TASK BRIEF: Print, word for word, every line from the beginning of the listing up to and including the line with "(ladcb) at (79,779)". Pictures are to be excluded.
## Begin
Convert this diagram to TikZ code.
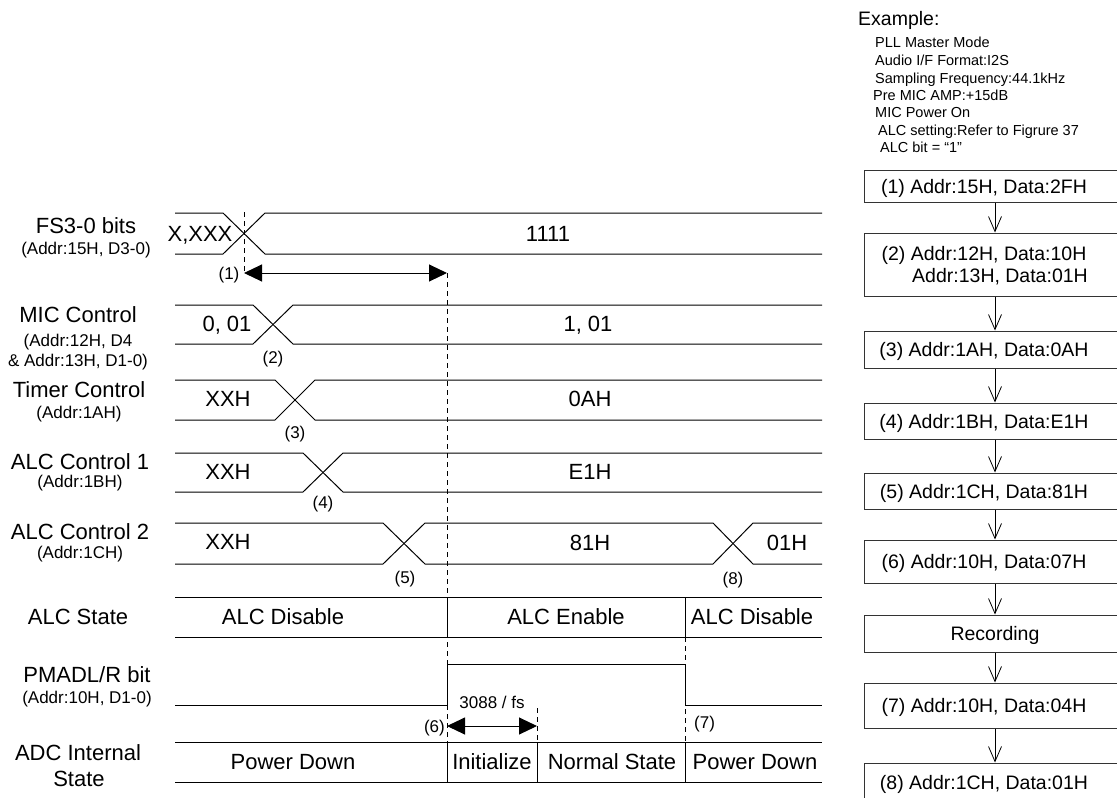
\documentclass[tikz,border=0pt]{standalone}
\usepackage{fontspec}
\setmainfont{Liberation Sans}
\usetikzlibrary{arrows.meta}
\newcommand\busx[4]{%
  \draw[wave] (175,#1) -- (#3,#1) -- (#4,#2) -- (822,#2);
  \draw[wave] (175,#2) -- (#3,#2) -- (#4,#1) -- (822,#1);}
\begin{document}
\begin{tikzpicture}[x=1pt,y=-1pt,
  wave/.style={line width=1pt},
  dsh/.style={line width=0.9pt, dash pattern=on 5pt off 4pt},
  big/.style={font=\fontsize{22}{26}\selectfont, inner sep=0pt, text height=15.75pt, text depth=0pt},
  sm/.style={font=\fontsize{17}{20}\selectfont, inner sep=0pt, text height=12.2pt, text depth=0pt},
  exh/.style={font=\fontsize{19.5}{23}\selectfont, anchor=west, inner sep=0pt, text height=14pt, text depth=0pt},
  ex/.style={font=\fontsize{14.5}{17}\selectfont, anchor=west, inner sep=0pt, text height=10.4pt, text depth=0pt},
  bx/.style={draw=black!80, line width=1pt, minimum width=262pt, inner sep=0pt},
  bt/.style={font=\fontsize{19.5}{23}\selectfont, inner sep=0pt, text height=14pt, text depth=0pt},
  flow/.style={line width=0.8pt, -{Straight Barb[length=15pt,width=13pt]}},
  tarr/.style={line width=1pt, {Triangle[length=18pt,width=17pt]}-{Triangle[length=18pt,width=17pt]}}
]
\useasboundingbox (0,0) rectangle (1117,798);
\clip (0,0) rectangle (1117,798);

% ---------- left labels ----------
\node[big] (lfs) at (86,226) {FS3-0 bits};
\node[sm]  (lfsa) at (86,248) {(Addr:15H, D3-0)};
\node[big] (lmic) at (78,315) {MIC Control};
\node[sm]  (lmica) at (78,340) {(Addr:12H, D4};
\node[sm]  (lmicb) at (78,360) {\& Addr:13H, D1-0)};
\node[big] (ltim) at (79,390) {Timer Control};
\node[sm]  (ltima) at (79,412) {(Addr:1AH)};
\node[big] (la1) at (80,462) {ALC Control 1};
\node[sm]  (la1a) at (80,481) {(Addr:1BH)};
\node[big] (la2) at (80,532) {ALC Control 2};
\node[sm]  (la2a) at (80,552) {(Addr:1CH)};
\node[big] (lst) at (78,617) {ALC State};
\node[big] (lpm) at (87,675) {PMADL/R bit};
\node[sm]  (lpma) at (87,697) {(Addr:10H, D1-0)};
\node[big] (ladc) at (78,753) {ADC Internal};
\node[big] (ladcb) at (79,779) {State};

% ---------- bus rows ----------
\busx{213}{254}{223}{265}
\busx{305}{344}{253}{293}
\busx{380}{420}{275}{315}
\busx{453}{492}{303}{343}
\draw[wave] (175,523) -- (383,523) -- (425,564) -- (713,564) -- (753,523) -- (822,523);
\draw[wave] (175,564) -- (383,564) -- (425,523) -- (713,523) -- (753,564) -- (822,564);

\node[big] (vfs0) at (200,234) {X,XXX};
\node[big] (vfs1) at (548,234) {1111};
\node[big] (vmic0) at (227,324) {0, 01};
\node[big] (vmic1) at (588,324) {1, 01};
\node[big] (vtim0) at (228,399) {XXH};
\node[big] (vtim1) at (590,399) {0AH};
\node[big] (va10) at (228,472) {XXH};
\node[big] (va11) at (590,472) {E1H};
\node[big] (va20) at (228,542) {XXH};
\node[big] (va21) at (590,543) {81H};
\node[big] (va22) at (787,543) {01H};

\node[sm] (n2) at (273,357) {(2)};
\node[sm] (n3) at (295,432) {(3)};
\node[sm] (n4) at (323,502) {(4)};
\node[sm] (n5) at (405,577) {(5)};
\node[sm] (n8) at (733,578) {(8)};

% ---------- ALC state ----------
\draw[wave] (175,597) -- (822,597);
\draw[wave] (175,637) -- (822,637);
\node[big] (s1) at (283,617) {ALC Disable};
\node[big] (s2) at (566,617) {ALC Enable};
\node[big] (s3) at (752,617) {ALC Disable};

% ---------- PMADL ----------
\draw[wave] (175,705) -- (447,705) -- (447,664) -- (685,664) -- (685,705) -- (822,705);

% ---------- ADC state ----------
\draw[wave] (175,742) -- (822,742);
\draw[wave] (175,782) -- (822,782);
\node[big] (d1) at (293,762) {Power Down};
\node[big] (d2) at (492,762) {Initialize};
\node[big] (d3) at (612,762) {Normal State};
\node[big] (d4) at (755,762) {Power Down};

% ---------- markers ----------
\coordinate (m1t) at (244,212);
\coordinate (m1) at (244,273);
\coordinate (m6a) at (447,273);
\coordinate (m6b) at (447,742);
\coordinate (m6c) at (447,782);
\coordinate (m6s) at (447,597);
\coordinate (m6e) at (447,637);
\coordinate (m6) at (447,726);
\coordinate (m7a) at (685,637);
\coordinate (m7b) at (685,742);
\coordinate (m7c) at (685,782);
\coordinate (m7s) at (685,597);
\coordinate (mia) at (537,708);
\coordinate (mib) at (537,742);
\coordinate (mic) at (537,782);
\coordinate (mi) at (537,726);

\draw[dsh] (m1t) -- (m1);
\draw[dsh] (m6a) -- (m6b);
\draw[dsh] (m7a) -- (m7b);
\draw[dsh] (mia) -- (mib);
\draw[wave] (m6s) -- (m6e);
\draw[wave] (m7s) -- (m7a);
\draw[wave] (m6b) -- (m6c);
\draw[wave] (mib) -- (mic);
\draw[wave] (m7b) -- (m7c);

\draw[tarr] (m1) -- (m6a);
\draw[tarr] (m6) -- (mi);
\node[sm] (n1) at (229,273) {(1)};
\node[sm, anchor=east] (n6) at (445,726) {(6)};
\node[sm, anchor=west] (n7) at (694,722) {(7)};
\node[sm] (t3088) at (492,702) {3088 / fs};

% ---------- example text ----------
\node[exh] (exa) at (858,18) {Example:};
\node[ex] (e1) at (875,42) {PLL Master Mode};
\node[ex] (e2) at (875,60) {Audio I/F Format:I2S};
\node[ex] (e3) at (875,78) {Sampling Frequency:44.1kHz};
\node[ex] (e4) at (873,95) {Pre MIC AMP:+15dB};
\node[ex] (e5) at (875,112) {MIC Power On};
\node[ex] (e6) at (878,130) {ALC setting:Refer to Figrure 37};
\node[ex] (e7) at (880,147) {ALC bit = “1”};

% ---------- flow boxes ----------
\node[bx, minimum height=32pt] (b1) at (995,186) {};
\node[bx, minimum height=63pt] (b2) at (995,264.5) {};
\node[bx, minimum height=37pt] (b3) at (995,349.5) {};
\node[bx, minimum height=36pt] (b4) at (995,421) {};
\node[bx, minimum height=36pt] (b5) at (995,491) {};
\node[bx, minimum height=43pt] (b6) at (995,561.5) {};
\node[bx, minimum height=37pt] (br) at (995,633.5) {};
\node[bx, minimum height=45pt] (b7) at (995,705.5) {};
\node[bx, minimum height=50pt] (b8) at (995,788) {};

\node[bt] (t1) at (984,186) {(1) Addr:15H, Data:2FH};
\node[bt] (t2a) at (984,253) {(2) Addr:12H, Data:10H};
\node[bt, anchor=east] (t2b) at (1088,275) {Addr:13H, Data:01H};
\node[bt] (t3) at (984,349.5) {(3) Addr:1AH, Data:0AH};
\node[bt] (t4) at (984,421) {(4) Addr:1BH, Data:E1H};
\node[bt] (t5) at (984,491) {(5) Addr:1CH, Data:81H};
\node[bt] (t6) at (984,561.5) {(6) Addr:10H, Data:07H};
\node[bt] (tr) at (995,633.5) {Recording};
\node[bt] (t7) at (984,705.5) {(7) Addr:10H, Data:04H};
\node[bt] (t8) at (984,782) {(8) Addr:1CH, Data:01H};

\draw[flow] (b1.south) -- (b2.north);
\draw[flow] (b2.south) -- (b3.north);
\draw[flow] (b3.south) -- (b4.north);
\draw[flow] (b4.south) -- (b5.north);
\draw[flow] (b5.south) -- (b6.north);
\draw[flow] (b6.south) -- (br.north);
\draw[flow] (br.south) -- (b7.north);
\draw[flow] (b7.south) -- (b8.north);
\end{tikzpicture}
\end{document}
## End
FULL ANSWER:
Convert this diagram to TikZ code.
\documentclass[tikz,border=0pt]{standalone}
\usepackage{fontspec}
\setmainfont{Liberation Sans}
\usetikzlibrary{arrows.meta}
\newcommand\busx[4]{%
  \draw[wave] (175,#1) -- (#3,#1) -- (#4,#2) -- (822,#2);
  \draw[wave] (175,#2) -- (#3,#2) -- (#4,#1) -- (822,#1);}
\begin{document}
\begin{tikzpicture}[x=1pt,y=-1pt,
  wave/.style={line width=1pt},
  dsh/.style={line width=0.9pt, dash pattern=on 5pt off 4pt},
  big/.style={font=\fontsize{22}{26}\selectfont, inner sep=0pt, text height=15.75pt, text depth=0pt},
  sm/.style={font=\fontsize{17}{20}\selectfont, inner sep=0pt, text height=12.2pt, text depth=0pt},
  exh/.style={font=\fontsize{19.5}{23}\selectfont, anchor=west, inner sep=0pt, text height=14pt, text depth=0pt},
  ex/.style={font=\fontsize{14.5}{17}\selectfont, anchor=west, inner sep=0pt, text height=10.4pt, text depth=0pt},
  bx/.style={draw=black!80, line width=1pt, minimum width=262pt, inner sep=0pt},
  bt/.style={font=\fontsize{19.5}{23}\selectfont, inner sep=0pt, text height=14pt, text depth=0pt},
  flow/.style={line width=0.8pt, -{Straight Barb[length=15pt,width=13pt]}},
  tarr/.style={line width=1pt, {Triangle[length=18pt,width=17pt]}-{Triangle[length=18pt,width=17pt]}}
]
\useasboundingbox (0,0) rectangle (1117,798);
\clip (0,0) rectangle (1117,798);

% ---------- left labels ----------
\node[big] (lfs) at (86,226) {FS3-0 bits};
\node[sm]  (lfsa) at (86,248) {(Addr:15H, D3-0)};
\node[big] (lmic) at (78,315) {MIC Control};
\node[sm]  (lmica) at (78,340) {(Addr:12H, D4};
\node[sm]  (lmicb) at (78,360) {\& Addr:13H, D1-0)};
\node[big] (ltim) at (79,390) {Timer Control};
\node[sm]  (ltima) at (79,412) {(Addr:1AH)};
\node[big] (la1) at (80,462) {ALC Control 1};
\node[sm]  (la1a) at (80,481) {(Addr:1BH)};
\node[big] (la2) at (80,532) {ALC Control 2};
\node[sm]  (la2a) at (80,552) {(Addr:1CH)};
\node[big] (lst) at (78,617) {ALC State};
\node[big] (lpm) at (87,675) {PMADL/R bit};
\node[sm]  (lpma) at (87,697) {(Addr:10H, D1-0)};
\node[big] (ladc) at (78,753) {ADC Internal};
\node[big] (ladcb) at (79,779) {State};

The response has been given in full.